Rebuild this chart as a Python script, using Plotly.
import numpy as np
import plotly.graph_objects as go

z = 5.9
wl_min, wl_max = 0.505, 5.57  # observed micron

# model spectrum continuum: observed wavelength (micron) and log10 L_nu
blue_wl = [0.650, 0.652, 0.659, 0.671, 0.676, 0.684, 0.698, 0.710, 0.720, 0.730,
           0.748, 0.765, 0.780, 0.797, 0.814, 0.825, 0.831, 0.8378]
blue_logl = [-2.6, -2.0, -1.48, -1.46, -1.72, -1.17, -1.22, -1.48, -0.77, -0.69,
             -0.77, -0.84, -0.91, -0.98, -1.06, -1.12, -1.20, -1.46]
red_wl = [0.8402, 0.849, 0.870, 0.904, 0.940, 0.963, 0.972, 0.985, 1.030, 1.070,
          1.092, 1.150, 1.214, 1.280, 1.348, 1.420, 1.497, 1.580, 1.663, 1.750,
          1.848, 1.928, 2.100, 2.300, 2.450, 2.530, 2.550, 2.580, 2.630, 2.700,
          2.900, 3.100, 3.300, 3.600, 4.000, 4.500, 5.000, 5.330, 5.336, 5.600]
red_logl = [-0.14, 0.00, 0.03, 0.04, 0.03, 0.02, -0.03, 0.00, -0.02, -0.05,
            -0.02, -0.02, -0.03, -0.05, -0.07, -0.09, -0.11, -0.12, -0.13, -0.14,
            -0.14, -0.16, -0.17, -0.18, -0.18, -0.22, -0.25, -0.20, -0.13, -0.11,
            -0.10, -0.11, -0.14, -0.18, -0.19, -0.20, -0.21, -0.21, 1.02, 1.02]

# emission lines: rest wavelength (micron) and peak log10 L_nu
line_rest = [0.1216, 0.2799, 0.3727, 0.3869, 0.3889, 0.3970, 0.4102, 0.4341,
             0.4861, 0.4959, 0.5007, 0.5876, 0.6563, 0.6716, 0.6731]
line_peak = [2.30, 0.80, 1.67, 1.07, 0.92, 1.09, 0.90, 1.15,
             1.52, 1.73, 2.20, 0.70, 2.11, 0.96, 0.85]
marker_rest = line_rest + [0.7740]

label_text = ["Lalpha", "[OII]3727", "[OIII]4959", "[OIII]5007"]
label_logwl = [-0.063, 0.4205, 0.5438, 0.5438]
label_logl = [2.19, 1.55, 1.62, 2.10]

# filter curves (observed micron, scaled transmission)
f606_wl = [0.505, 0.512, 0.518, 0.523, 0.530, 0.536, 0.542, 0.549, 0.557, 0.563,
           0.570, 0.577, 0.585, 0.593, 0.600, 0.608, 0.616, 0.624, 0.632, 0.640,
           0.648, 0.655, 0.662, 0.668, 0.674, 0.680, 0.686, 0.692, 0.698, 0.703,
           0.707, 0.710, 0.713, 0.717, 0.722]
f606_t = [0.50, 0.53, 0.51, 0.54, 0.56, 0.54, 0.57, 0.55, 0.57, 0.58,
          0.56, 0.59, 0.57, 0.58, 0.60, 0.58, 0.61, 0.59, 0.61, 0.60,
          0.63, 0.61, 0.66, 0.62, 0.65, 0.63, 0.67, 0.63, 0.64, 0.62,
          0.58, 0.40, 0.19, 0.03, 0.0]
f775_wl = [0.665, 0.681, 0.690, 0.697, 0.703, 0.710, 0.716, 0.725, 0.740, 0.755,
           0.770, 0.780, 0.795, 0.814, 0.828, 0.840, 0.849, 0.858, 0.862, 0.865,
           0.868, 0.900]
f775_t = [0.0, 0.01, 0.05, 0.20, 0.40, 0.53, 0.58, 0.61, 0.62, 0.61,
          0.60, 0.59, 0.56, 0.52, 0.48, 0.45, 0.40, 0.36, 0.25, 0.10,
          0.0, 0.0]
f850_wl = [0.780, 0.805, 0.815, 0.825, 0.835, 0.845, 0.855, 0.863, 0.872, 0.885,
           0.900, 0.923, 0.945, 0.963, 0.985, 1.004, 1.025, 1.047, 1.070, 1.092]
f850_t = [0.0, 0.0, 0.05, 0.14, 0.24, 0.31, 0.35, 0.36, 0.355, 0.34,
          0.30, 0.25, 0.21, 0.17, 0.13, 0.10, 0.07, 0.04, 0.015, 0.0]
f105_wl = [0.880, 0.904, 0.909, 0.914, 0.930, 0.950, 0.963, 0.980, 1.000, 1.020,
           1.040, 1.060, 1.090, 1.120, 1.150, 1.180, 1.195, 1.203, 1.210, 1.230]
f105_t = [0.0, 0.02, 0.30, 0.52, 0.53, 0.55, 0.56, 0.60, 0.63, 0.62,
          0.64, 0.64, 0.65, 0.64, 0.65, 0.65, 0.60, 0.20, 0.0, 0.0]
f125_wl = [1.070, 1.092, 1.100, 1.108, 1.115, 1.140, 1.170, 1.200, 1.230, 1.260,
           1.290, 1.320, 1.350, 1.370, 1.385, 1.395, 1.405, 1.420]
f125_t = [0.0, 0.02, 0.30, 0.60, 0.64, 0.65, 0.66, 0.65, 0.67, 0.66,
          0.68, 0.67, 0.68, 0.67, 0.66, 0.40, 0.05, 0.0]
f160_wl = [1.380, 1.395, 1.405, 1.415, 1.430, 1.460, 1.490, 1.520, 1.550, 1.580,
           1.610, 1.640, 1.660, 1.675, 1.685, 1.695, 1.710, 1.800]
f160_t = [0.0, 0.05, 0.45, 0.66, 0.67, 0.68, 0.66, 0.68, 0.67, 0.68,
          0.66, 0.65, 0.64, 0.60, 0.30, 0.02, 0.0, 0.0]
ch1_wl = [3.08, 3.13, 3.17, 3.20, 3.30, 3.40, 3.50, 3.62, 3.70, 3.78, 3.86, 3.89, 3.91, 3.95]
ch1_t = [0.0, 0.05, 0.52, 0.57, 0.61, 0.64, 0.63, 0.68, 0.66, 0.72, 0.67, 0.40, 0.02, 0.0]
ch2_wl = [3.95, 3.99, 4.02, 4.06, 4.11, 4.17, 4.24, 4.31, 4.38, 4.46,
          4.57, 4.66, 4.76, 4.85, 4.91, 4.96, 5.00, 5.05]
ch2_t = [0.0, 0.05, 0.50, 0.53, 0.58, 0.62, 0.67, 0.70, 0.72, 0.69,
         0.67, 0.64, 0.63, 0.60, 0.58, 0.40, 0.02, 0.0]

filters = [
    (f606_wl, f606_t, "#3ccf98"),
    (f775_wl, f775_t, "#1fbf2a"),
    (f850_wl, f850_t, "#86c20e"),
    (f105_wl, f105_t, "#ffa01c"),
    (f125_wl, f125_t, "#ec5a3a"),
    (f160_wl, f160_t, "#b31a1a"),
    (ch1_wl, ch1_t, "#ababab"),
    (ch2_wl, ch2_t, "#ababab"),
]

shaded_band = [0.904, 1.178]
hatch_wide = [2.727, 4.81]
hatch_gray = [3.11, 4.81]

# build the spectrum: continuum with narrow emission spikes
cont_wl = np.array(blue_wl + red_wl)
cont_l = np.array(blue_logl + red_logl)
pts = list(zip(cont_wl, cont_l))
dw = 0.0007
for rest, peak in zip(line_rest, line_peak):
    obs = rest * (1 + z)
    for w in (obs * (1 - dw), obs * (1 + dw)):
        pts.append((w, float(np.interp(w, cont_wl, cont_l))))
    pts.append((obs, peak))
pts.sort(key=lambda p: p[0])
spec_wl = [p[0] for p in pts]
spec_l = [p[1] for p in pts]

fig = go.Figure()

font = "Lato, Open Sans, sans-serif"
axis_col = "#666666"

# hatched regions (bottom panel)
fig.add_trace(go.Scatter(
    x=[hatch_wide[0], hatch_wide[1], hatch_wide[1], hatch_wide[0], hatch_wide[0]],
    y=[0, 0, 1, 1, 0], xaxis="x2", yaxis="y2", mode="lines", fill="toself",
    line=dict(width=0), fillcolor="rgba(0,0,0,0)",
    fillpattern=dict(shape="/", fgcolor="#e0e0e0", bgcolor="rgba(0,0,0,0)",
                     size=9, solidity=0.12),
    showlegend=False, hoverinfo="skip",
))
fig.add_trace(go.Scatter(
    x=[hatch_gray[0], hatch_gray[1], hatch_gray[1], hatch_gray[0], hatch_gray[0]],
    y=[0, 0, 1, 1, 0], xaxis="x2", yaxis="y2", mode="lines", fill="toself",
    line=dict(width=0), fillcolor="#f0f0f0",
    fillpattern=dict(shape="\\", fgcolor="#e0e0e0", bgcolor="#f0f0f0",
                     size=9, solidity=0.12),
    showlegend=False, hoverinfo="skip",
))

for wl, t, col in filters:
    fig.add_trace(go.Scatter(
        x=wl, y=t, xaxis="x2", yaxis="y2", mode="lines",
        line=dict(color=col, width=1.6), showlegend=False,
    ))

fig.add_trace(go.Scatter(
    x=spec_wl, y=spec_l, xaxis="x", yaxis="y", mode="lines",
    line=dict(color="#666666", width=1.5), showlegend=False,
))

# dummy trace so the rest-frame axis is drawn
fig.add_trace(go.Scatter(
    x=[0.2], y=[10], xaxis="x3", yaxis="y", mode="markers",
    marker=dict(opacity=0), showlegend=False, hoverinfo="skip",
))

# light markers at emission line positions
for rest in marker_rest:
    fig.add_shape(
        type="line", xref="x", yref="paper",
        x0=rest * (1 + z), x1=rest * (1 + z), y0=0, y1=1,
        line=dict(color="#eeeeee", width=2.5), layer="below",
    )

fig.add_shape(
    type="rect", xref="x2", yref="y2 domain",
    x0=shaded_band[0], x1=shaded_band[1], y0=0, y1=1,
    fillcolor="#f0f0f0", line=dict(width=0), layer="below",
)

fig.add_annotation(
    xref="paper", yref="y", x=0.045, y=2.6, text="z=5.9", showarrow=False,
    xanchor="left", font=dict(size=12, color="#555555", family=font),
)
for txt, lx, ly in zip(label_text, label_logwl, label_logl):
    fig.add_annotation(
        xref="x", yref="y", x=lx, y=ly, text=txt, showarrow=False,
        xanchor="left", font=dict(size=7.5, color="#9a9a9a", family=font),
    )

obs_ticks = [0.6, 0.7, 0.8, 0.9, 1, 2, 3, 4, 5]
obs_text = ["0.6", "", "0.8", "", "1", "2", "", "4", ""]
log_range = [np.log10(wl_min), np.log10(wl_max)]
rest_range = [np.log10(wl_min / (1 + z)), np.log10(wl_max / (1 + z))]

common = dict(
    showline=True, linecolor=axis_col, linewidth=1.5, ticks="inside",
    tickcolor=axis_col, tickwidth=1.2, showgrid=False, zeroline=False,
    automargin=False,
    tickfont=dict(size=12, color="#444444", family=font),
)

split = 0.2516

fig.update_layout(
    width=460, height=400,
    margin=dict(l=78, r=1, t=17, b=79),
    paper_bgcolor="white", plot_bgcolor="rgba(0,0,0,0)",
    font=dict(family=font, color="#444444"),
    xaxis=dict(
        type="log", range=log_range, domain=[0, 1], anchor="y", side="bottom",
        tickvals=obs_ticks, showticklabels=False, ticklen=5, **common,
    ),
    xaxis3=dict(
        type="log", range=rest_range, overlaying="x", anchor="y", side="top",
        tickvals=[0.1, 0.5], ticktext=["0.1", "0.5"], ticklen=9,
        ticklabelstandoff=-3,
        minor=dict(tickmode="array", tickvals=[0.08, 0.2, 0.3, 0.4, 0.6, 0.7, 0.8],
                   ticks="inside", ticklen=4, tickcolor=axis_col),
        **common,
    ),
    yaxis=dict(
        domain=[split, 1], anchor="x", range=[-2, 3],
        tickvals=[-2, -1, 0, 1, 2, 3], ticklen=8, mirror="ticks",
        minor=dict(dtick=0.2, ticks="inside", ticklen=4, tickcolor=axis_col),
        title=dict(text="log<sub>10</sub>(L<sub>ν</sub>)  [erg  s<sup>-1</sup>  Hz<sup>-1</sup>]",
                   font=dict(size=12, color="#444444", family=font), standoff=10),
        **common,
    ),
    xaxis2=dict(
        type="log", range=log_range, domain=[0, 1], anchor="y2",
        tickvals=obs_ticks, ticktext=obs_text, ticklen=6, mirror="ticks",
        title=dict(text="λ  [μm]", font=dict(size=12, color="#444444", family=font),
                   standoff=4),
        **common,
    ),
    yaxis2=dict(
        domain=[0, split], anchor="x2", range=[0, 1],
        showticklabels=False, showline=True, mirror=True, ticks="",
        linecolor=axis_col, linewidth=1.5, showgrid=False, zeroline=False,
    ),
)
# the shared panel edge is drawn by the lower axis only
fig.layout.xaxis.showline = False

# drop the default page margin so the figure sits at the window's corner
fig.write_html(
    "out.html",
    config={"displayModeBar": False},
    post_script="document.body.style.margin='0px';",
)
...
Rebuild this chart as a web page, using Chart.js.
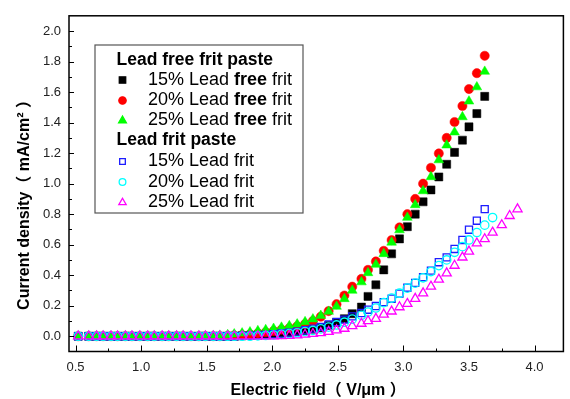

• **Your goal**
Your task is to quote exactly the lines beginning with the one that contains "Rebuild this chart as a Python" and ending with the one that contains "wl_min, wl_max = 0.505, 5.57", with nothing left out or added.

• **Worked answer**
Rebuild this chart as a Python script, using Plotly.
import numpy as np
import plotly.graph_objects as go

z = 5.9
wl_min, wl_max = 0.505, 5.57  # observed micron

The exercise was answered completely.